Items from a data source
• • • • •
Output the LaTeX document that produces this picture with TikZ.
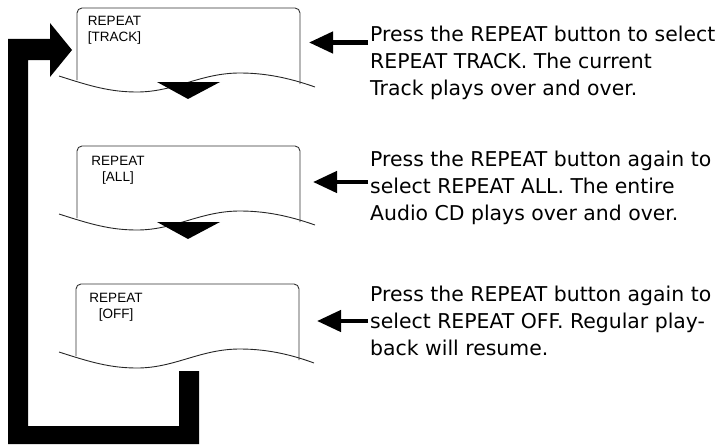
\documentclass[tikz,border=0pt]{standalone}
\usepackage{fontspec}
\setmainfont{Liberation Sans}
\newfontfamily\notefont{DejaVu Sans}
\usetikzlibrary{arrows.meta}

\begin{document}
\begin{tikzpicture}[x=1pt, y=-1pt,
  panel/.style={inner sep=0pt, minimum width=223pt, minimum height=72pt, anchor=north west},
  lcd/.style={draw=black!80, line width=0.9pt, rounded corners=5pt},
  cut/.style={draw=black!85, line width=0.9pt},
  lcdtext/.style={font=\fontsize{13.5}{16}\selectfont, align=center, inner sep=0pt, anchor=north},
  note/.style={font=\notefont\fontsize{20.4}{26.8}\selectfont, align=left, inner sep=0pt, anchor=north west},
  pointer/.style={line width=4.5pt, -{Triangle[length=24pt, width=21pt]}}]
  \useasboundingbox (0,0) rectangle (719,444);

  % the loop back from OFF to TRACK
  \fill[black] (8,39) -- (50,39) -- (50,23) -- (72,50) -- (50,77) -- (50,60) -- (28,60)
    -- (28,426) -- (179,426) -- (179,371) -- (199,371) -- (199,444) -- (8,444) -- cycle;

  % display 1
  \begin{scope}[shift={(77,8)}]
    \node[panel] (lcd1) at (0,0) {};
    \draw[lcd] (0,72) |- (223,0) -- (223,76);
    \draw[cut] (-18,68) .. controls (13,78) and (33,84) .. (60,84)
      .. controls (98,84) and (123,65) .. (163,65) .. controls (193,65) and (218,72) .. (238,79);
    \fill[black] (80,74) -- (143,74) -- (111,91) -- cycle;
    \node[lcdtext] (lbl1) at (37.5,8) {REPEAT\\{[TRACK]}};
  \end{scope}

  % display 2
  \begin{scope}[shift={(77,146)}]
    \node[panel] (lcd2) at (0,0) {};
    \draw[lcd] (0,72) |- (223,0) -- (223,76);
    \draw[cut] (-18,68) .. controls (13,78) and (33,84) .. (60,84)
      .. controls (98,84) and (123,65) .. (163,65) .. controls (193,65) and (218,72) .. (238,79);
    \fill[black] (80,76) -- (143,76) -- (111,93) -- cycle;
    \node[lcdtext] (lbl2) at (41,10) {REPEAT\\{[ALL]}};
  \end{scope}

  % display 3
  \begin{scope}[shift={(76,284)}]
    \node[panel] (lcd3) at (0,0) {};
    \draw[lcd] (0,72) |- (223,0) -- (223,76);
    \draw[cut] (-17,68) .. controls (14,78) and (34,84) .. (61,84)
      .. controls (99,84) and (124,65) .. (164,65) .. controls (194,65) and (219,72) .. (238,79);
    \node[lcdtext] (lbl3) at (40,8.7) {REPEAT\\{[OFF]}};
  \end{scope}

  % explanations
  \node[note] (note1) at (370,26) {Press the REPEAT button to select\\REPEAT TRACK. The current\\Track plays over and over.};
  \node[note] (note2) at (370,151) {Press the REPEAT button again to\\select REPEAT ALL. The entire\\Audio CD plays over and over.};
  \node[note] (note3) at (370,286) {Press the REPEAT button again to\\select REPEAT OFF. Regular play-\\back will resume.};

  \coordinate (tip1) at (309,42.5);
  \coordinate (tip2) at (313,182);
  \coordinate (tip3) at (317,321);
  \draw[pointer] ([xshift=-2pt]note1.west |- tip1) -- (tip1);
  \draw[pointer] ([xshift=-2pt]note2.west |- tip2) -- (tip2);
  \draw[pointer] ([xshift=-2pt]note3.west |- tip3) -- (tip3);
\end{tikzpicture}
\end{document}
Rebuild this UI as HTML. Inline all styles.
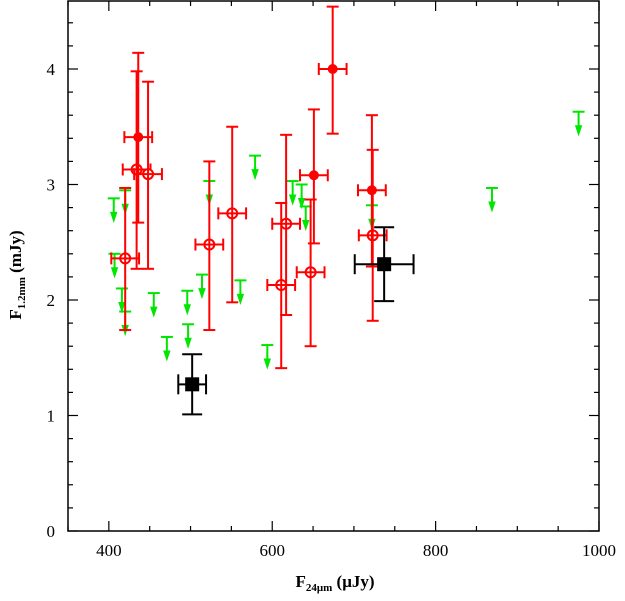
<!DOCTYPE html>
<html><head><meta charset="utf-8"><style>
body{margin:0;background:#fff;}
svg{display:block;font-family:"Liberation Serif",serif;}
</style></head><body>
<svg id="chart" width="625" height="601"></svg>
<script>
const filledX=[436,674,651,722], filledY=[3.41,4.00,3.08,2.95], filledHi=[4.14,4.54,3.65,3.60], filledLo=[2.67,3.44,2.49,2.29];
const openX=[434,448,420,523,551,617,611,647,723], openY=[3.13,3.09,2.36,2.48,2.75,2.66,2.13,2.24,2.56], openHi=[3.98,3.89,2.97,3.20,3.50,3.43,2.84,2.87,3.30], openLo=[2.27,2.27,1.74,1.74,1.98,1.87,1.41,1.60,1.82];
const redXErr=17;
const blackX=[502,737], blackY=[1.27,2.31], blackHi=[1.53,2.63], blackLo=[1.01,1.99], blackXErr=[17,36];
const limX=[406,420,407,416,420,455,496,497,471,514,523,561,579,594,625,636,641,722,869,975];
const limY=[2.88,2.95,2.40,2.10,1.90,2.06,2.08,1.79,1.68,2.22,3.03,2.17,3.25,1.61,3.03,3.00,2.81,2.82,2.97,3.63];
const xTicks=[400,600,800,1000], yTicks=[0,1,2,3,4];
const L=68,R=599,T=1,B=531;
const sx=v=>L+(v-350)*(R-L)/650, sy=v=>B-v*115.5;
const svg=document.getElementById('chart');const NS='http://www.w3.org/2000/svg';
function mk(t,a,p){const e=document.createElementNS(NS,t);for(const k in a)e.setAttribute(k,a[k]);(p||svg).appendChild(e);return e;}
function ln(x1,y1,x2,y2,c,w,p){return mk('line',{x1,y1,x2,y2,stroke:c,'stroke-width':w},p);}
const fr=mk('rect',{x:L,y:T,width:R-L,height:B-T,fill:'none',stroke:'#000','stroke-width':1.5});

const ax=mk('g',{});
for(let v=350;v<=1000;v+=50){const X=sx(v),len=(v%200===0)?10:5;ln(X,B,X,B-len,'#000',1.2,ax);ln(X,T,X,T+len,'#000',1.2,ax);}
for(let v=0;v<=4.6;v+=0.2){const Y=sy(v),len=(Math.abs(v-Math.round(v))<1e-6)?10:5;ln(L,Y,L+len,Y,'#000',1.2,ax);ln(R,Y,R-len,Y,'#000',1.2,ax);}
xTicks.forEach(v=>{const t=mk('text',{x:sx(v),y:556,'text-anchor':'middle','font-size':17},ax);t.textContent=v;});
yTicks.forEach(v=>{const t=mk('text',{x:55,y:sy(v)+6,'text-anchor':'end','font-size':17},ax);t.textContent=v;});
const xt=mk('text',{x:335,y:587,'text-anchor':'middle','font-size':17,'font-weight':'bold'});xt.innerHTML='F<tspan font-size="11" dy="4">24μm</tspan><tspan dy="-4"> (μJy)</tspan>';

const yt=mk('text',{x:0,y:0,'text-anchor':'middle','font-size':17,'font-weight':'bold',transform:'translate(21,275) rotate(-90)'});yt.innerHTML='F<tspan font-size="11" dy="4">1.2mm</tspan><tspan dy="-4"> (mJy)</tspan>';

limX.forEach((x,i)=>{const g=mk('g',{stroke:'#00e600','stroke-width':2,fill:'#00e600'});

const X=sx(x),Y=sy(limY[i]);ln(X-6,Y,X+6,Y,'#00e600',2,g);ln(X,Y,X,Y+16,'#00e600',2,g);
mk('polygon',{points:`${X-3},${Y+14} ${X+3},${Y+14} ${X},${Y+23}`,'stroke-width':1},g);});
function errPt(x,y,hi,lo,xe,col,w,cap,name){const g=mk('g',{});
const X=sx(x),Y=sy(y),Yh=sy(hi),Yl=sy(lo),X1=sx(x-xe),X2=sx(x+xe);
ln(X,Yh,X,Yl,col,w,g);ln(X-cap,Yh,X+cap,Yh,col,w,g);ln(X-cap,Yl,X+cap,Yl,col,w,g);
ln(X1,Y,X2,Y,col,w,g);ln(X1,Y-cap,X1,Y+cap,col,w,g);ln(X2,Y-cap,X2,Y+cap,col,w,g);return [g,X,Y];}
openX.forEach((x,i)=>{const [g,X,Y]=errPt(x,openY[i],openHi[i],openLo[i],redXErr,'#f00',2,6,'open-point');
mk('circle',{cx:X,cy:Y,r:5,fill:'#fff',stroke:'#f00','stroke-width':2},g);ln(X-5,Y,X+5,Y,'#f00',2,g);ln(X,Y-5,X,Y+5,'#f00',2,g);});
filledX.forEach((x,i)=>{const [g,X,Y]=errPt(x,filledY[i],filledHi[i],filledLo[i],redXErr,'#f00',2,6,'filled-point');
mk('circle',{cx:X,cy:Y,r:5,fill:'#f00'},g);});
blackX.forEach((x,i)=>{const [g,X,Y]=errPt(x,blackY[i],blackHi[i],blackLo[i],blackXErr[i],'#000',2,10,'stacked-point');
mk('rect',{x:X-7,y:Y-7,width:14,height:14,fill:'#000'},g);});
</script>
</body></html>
• • • • •
__DESCRIPTION OF THE TASK__:
Please return, exactly as written, the lines from the first line of the records above through the line containing "-- (28,426) -- (179,426)", both included, leaving out any pictures.

__WRITTEN SOLUTION__:
Output the LaTeX document that produces this picture with TikZ.
\documentclass[tikz,border=0pt]{standalone}
\usepackage{fontspec}
\setmainfont{Liberation Sans}
\newfontfamily\notefont{DejaVu Sans}
\usetikzlibrary{arrows.meta}

\begin{document}
\begin{tikzpicture}[x=1pt, y=-1pt,
  panel/.style={inner sep=0pt, minimum width=223pt, minimum height=72pt, anchor=north west},
  lcd/.style={draw=black!80, line width=0.9pt, rounded corners=5pt},
  cut/.style={draw=black!85, line width=0.9pt},
  lcdtext/.style={font=\fontsize{13.5}{16}\selectfont, align=center, inner sep=0pt, anchor=north},
  note/.style={font=\notefont\fontsize{20.4}{26.8}\selectfont, align=left, inner sep=0pt, anchor=north west},
  pointer/.style={line width=4.5pt, -{Triangle[length=24pt, width=21pt]}}]
  \useasboundingbox (0,0) rectangle (719,444);

  % the loop back from OFF to TRACK
  \fill[black] (8,39) -- (50,39) -- (50,23) -- (72,50) -- (50,77) -- (50,60) -- (28,60)
    -- (28,426) -- (179,426) -- (179,371) -- (199,371) -- (199,444) -- (8,444) -- cycle;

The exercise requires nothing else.